Let’s face it, the Rear Window thing has been done to death in Hollywood, but I am always fascinated with the introduction of some new twist that heightens the suspense.
If you remember 1995’s Copycat starring Sigourney Weaver and Harry Connick, Jr. you should be familiar with the concept of agoraphobia. From the Greek for open spaces, agoraphobia is the fear of, well, shit just everything.
You want no part of the outside world or its inhabitants. So, I can imagine a person struggling with that must find it difficult to connect with others, and good luck trying to convince people that you aren’t nuts when you witness a murder.

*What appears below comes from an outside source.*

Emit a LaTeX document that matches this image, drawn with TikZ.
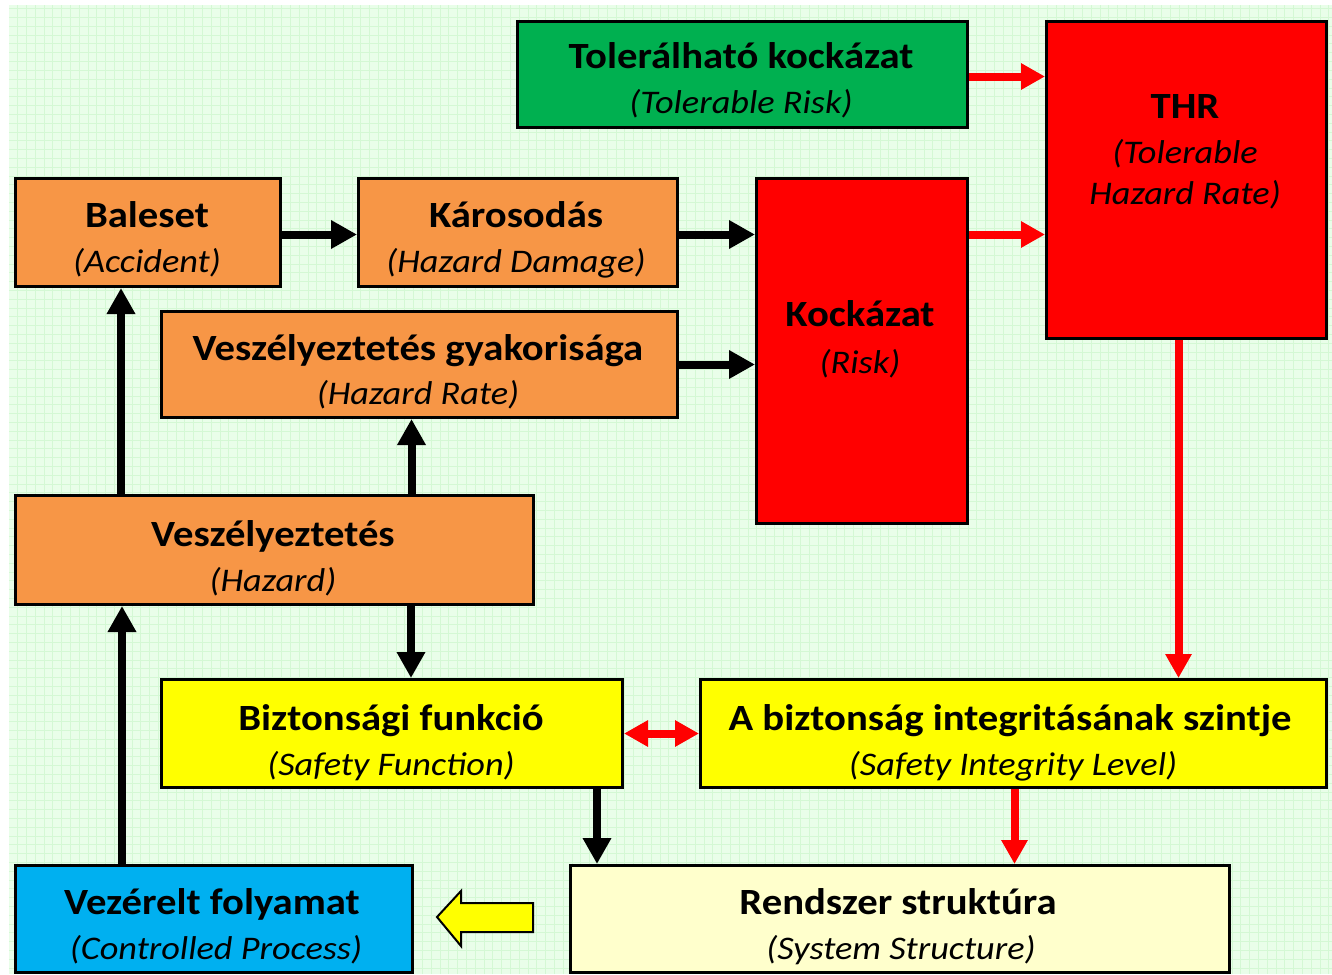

Come to think of it, this plot line was also used in 1990’s Men at Work when a couple of garbage men witness a murder.
Anyway, as this is guaranteed to have a few twists, what do you think the big shocker will be?
Is Amy Adams actually a guy? Is she not real? Are the people all in her head, and she is actually gyrating in convulsing seizures on her living room floor?
The mind is a horrible place to be trapped, after all.
Official Synopsis
In The Woman in the Window, an agoraphobic child psychologist befriends a neighbor across the street from her New York City brownstone, only to see her own life turned upside down when the woman disappears and she suspects foul play.
A stellar ensemble cast brings Tracy Letts’ screenplay based on the gripping, best-selling novel to life, where shocking secrets are revealed, and no one—and nothing—is what it seems.
Starring Amy Adams, Gary Oldman, Anthony Mackie, Wyatt Russell, Brian Tyree Henry, Jennifer Jason Leigh and Julianne Moore, “The Woman in the Window” is produced by Scott Rudin, Eli Bush and Anthony Katagas.